How to pay for all of this ‘community investment’? If the idea gains traction, and you want the notion to be budget neutral, then there is going to have to be re-prioritization of national and state funding.
Within the context of a new Democratic Populism, a concept I’ve been expounding elsewhere, the obvious prime candidate for fund provision is cuts in defense spending. I’m not talking about defense of the immediate realm. I am talking about closing a vast number of the 1,000 military bases the US has worldwide. Reducing the umpteen navies we have floating around the globe’s oceans. And cutting back on rapid deployment forces and the air force. We do not need to be policing the world to keep our nation safe. We just don’t.
But, here’s another thought. In this new age of devolution, direct democracy, social media, internet activism and petitions. Why not find a way, at both the national and state level, to ask the public to make choices? To list their priorities. One on one. Or by list. We have so many taxpayer dollars. List the following, in order of priority. Or, do you want housing for the homeless, or Smokey the Bear? Why not adapt a web-site like PeopleCount.org – er, I express a slight interest; I had discussions with the founder of the web-site, Rand Strauss, for a few months over this past summer.
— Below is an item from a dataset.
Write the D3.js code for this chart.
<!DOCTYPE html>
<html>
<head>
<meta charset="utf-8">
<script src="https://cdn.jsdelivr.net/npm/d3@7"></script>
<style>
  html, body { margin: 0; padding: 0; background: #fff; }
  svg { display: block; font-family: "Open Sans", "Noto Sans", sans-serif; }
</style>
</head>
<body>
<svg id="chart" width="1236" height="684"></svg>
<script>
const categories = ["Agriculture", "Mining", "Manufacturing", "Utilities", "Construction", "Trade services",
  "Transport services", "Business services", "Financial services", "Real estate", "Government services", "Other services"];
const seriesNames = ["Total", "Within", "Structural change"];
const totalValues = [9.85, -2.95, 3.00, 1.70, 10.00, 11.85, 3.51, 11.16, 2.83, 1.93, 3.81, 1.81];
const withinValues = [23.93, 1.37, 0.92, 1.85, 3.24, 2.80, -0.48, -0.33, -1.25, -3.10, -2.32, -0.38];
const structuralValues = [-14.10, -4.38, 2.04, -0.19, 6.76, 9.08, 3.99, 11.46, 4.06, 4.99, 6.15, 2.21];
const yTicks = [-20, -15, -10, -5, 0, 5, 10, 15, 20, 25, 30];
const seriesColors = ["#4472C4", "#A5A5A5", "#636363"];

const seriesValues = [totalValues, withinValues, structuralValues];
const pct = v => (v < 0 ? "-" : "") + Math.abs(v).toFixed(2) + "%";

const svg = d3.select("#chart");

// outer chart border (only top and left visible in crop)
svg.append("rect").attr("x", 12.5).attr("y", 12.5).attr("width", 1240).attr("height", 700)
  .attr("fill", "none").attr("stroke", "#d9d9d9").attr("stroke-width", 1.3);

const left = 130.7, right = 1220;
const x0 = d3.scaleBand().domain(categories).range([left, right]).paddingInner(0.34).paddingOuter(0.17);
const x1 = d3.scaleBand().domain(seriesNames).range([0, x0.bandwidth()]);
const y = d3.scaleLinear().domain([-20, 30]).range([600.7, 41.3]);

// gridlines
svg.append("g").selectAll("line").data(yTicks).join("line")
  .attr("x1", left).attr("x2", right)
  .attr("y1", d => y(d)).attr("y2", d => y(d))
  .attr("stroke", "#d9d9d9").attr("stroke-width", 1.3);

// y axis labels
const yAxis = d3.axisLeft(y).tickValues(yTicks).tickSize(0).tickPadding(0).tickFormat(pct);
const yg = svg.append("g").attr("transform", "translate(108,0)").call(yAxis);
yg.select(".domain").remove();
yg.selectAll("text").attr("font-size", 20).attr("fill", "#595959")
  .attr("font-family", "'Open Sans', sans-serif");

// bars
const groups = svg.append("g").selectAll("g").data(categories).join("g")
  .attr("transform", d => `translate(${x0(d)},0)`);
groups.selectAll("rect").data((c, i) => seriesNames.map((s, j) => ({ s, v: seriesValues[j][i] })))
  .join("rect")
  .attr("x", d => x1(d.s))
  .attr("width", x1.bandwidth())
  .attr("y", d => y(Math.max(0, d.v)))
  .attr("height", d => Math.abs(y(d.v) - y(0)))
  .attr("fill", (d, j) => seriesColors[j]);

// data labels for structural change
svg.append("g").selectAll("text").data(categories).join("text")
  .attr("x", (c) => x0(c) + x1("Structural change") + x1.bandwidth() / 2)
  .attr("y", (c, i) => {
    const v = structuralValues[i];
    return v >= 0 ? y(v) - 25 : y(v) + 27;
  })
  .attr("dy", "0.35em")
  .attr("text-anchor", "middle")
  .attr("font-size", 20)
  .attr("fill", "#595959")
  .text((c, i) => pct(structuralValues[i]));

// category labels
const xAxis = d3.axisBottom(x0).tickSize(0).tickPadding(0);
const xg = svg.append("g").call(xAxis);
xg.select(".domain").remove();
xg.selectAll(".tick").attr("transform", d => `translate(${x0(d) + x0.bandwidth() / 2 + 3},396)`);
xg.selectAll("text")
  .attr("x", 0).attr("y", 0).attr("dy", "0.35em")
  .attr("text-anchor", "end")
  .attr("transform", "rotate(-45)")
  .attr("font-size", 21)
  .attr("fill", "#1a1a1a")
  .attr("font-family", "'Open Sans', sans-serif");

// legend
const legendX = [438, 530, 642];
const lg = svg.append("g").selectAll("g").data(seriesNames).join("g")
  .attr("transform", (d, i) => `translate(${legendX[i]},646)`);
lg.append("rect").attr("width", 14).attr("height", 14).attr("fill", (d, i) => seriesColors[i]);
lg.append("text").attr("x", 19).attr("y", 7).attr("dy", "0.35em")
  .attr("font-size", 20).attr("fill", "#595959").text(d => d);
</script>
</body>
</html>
How does this all fit within that context of a wider, national Democratic Populism? In short, less defense spending, brakes on US participation in further globalism (i.e. free movement of capital, people, goods and services – at least for a while), maybe some tariffs, maybe some regulation of exporting jobs and services, retooling Obama’s economic stimulus (to be honest, my perception is that much of the proposed funding and the associated programming has simply not yet been utilized), funding for community investment. That’s a start.
I know that the long-term restructuring of American society, in order to allow the left-behinds to catch up, also requires consideration of education, healthcare and the like. But much like Bill Clinton, I still think the primary emphasis should be economic (‘It’s The Economy, Stupid!’). And economic at the micro, the community level, supported by funding and programming at the state and national level.
This one post, flowing from this one article, does not provide all the answers. But is it a valid contribution to a starting point?